Memang, jika dibandingkan dengan ketiga temanku, jarakku yang paling jauh dari pagar pembatas. Tapi dari jarak tersebut, mataku sudah sangat jelas menangkap sosok yang sedang berenang di air itu dengan tenangnya.

Tubuh hewan itu tidak sepenuhnya tenggelam di dalam air, sebagian tubuh bagian atasnya yang ditutupi oleh sisik terlihat menyembul di permukaan air. Ekornya yang panjang bergerak ke kanan dan ke kiri. Matanya... ya, Tuhan, melihat matanya yang terkesan licik seperti itu saja sudah ingin membuatku mengambil langkah seribu untuk meninggalkan tempat di mana aku berdiri sekarang ini.

Percaya atau tidak, tubuhku seketika menegang melihat ukuran tubuh hewan itu yang bagiku begitu besar. Kakiku langsung terasa lemas begitu hewan tersebut menggerakkan kelopak matanya dan mengarahkan pupilnya padaku seakan melihatku seperti potongan daging segar yang siap disantap dalam satu kali gigitan saat itu juga.

Rasanya aku ingin jatuh terduduk karena tak lagi merasakan tulang kakiku yang dapat menopang tubuhku untuk berdiri. Tapi jika aku terduduk mungkin saja hewan itu akan loncat dari dalam air dan naik ke tempatku berada lalu mengigitku. Tidak! Itu benar-benar menyeramkan!

Sebelum imajinasiku mengenai spesies ganas itu semakin liar, aku memilih untuk mengajak teman-temanku pergi ke tempat lain dengan alasan bahwa aku lapar dan sebaiknya segera mencari tempat makan.

Beruntung mereka menyetujui ajakanku karena kebetulan mereka juga sudah lapar dan memang sudah waktunya makan siang.

Aku melangkah dengan cepat dari tempat itu tanpa sedikit pun berniat untuk menengok kembali ke belakang dan melihat spesies itu.

Thanks God, I’m saved.

***

Selama makan siang aku masih saja memikirkan apa yang terjadi di menit-menit lalu saat melihat spesies itu.

Mungkin kalian juga sudah tidak akan lagi kesusahan menebak-nebak hewan apa yang aku maksudkan.

Yep! Benar sekali! Bahkan kalian tidak perlu repot-repot menguras pikiran kalian hanya untuk mengira-ngira spesies apa yang sedang kupikirkan karena sudah jelas sekali hewan itu adalah hewan apa.

Crocodylus porosus a.k.a. buaya.

Hewan berdarah dingin yang termasuk ke dalam kelas reptil ini merupakan hewan yang sejak kecil aku takuti.

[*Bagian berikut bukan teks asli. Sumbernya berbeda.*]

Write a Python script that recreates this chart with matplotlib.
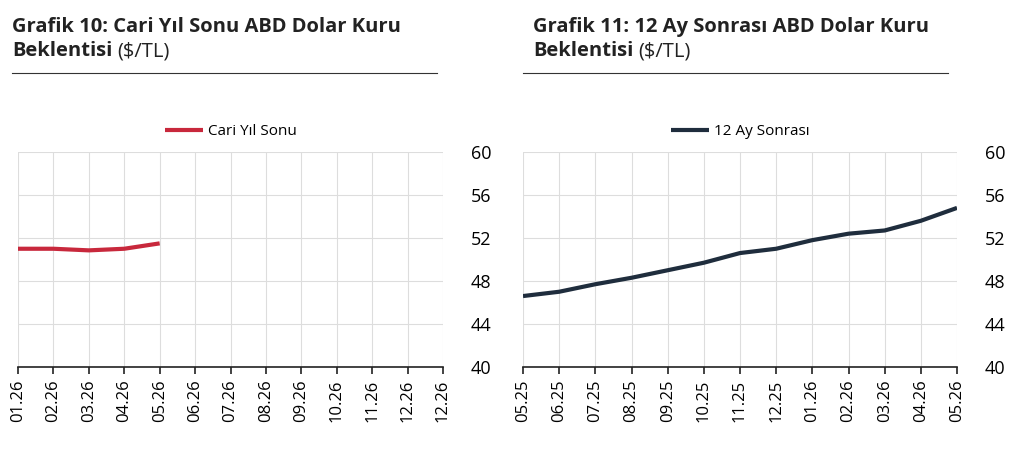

Sebenarnya aku takut bukan karena hewan ini adalah buaya, tapi karena hewan ini merupakan hewan buas pemakan daging dan karena aku adalah daging, oleh karenanya aku takut.

Oke. Alasan yang tidak masuk akal.

Intinya aku tidak suka dengan hewan buas pemakan daging dan juga dengan hewan parasit tak bertulang belakang yang salah satunya suka menghisap darah. Hewan-hewan seperti itu sudah seperti mimpi buruk bagiku karena terlihat menyeramkan.

Tapi tetap saja buaya adalah spesies yang paling menyeramkan bila dibandingkan dengan hewan menyeramkan lainnya.

Mengapa? Alasannya sepele.

Saking sepelenye alasan yang membuatku takut akan buaya, aku juga pasti takut bila melihat sungai atau danau. Aku selalu beranggapan jika di kedua ekosistem air tempat hidup buaya itu pasti ada buayanya. Oleh karena itu aku tidak pernah berada dalam jarak yang dekat dengan sungai atau danau.

Walaupun aku tahu bahwa tidak semua sungai atau danau terdapat buayanya, namun aku sudah terlanjur memiliki ketakutan akan hewan yang hidup di dua habitat tersebut.

Seram, ‘kan, jika sewaktu-waktu sedang berdiri di pinggir sungai atau danau tiba-tiba ada yang loncat dan mencaplok kepalaku. Ya ampun, aku bahkan bisa membayangkan hal mengerikan seperti apa yang akan terjadi selanjutnya.

Hanya dengan membayangkan hal mengerikan seperti itu sudah kembali membuatku merinding ketakutan. Makanan yang aku makan jadi tidak terlalu terasa enaknya karena kepalaku terlalu sibuk memikirkan sesuatu yang seharusnya tidak kupikirkan sampai sejauh itu.

Mungkin orang normal akan melihatku seperti orang aneh jika tahu apa yang aku rasakan dari beberapa menit yang lalu hingga detik ini. Tapi bila dibandingkan dengan orang yang mempunyai fobia, ketakutanku ini masih tergolong wajar, ‘kan? Iya, ‘kan? Haha.

By the way, berbicara tentang ketakutanku akan buaya, apakah hal tersebut yang juga membuatku takut akan “buaya-buaya” buas di luar sana?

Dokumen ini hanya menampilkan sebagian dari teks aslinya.